Citing “unprecedented inflation for food costs and utilities,” Pennsylvania State University’s board of trustees on Friday voted to increase room and board costs by 3.5% for next year.
Under the plan, students will pay $424 more annually for room and board in 2022-23, or a total of $12,582. Those rates are for a standard double room and mid-level meal plan, the most popular. The measure passed with no comment by a vote of 27-3.
John Papazoglou, Penn State associate vice president for Auxiliary and Business Services, also cited pay and benefit increases, maintenance, and operational costs for the residence life program as fueling the need for the hike.

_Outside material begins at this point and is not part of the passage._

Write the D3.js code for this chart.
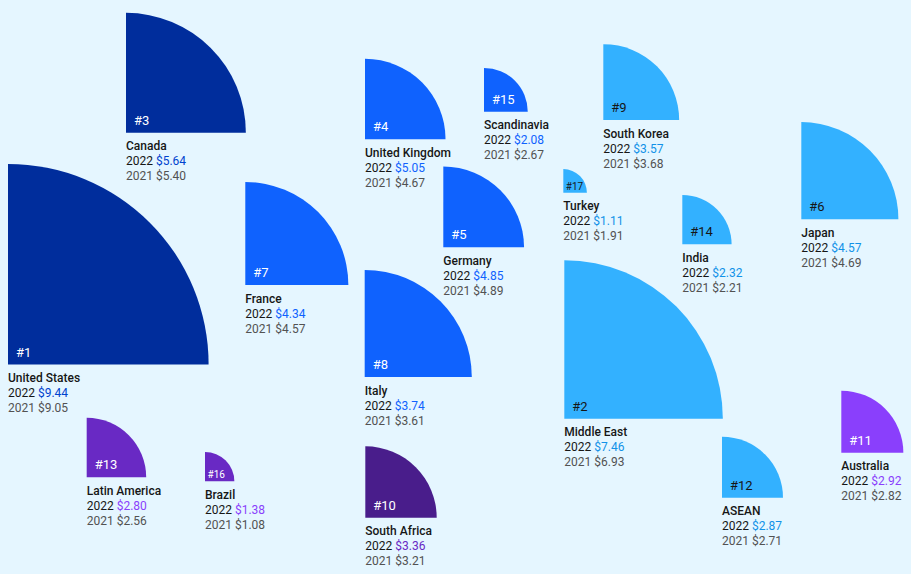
<!DOCTYPE html>
<html>
<head>
<meta charset="utf-8">
<script src="https://cdn.jsdelivr.net/npm/d3@7"></script>
<style>
  html, body { margin: 0; padding: 0; background: #e5f6ff; }
  svg { display: block; font-family: Roboto, "Noto Sans", sans-serif; }
</style>
</head>
<body>
<svg id="chart" width="911" height="574"></svg>
<script>
// average cost of a data breach by region, US$ millions
const regions = ["United States", "Middle East", "Canada", "United Kingdom", "Germany",
  "Japan", "France", "Italy", "South Korea", "South Africa", "Australia", "ASEAN",
  "Latin America", "India", "Scandinavia", "Brazil", "Turkey"];
const ranks = [1, 2, 3, 4, 5, 6, 7, 8, 9, 10, 11, 12, 13, 14, 15, 16, 17];
const cost2022 = [9.44, 7.46, 5.64, 5.05, 4.85, 4.57, 4.34, 3.74, 3.57, 3.36, 2.92, 2.87, 2.80, 2.32, 2.08, 1.38, 1.11];
const cost2021 = [9.05, 6.93, 5.40, 4.67, 4.89, 4.69, 4.57, 3.61, 3.68, 3.21, 2.82, 2.71, 2.56, 2.21, 2.67, 1.08, 1.91];
// size the shapes are drawn at in the picture (European ones differ from their label)
const shapeCost = [9.44, 7.46, 5.64, 3.79, 3.80, 4.57, 4.85, 5.04, 3.57, 3.36, 2.92, 2.87, 2.80, 2.32, 2.06, 1.38, 1.11];
const groups = ["navy", "cyan", "navy", "blue", "blue", "cyan", "blue", "blue", "cyan",
  "plum", "violet", "cyan", "purple", "cyan", "blue", "purple", "cyan"];

// layout: bottom-left corner of each quarter circle
const anchors = [[8, 364.5], [564.3, 418.7], [126, 132.7], [365, 139.3], [443.3, 247.3],
  [801.3, 219.2], [245.3, 285], [364.7, 377], [603.3, 120], [365.3, 517.7], [841.3, 452.7],
  [722, 497.7], [86.7, 477.3], [682.3, 244.3], [484, 111.7], [205, 481.3], [563.3, 192.7]];

const fill = { navy: "#002d9c", blue: "#0f62fe", cyan: "#33b1ff", purple: "#6929c4", plum: "#491d8b", violet: "#8a3ffc" };
const valueColor = { navy: "#0043ce", blue: "#0f62fe", cyan: "#1192e8", purple: "#8a3ffc", plum: "#6929c4", violet: "#8a3ffc" };
const rankColor = { navy: "#fff", blue: "#fff", cyan: "#161616", purple: "#fff", plum: "#fff", violet: "#fff" };

const svg = d3.select("#chart");
const r = d3.scaleLinear().domain([0, 10]).range([0, 212.5]);
const arc = d3.arc().innerRadius(0).startAngle(0).endAngle(Math.PI / 2);

const data = regions.map((name, i) => ({
  name, rank: ranks[i], v22: cost2022[i], v21: cost2021[i], size: shapeCost[i],
  group: groups[i], x: anchors[i][0], y: anchors[i][1]
}));

const g = svg.selectAll("g.region").data(data).join("g")
  .attr("class", "region")
  .attr("transform", d => `translate(${d.x},${d.y})`);

g.append("path")
  .attr("d", d => arc({ outerRadius: r(d.size) }))
  .attr("fill", d => fill[d.group]);

const small = d => r(d.size) < 35;
g.append("text")
  .attr("x", d => small(d) ? 2.5 : 8)
  .attr("y", d => small(d) ? -3 : -8)
  .attr("font-size", d => small(d) ? 10 : 13)
  .attr("fill", d => rankColor[d.group])
  .text(d => "#" + d.rank);

const fmt = d3.format("$.2f");

g.append("text")
  .attr("y", 17.5)
  .attr("font-size", 12)
  .attr("font-weight", 500)
  .attr("fill", "#161616")
  .text(d => d.name);

const l2 = g.append("text")
  .attr("y", 32.5)
  .attr("font-size", 12)
  .attr("fill", "#161616");
l2.append("tspan").text("2022 ");
l2.append("tspan").attr("fill", d => valueColor[d.group]).text(d => fmt(d.v22));

g.append("text")
  .attr("y", 47.5)
  .attr("font-size", 12)
  .attr("fill", "#525252")
  .text(d => "2021 " + fmt(d.v21));
</script>
</body>
</html>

The increase at Penn State could be a harbinger for students at other universities, also likely impacted by inflationary costs. Penn State this year began providing need-based room and board grants to eligible students, covering up to 25% of their costs. The university said 231 students got the grants this year.
The university’s fund-raising also has been impacted by the pandemic, but officials said they still expected to exceed the school’s six-year campaign goal of $2.1 billion by April. As of Jan. 31, the university was 98% to goal. The campaign officially ends on June 30.
“We had an off year last year,” said Rich Bundy, vice president for development and alumni relations.
Donations fell about 25%, from $253.6 million in 2019-20 to $190.7 million in 2020-21, the heart of the pandemic. The number of donors also dropped from 122,664 to 108,756.
“A big part of that was major donors, because we couldn’t get out on the road,” said Barbara Doran, a trustee. “You’ve got to be able to get face to face.”
But this year, giving has picked up, and Bundy said the university has a very good chance of breaking the $400 million mark for the first time.
President Eric J. Barron told trustees during Friday’s meeting that 10 top donors gave $235 million toward the six-year campaign, or more than 11% of the overall amount raised. The top five corporate and foundation donors accounted for another $266.8 million.
The campaign money will be used to support student scholarships, educational programming, and research. Barron said he is particularly proud of the completion grants that help Penn State students who are nearly done with their degrees finish. He cited the case of an engineering student who was only one course short and had to leave to help his mother. With the aid, he was able to return and finish, Barron said.
“These programs work,” Barron said. “They are helping people get to the finish line.”
The university also is beginning to prepare for its next campaign to come under new president Neeli Bendapudi, who will officially take over May 10, replacing Barron. The university has hired a consultant to make recommendations on how it can improve its fund-raising.
“One of the things we’re looking at is what do we need to do to be able to raise $500 million a year,” Doran said.
In addition to rebuilding the university’s major donor pipeline, university fund-raisers hope to zero in on all of the people who are engaged with Penn State, for example, season ticket holders for football.
“Those theoretically could be important donors,” she said.
Penn State will work on better interdepartmental communications so fund-raisers have access to that information.
The university also will have to work to fill nearly 70 vacant positions on the fund-raising team’s 600-member staff. It’s not unusual for people to leave after a campaign is finished, Bundy said, and some have chosen to retire. But he said the number of vacancies is more than typical, perhaps in part due to a hiring freeze the university had in the earlier months of COVID-19.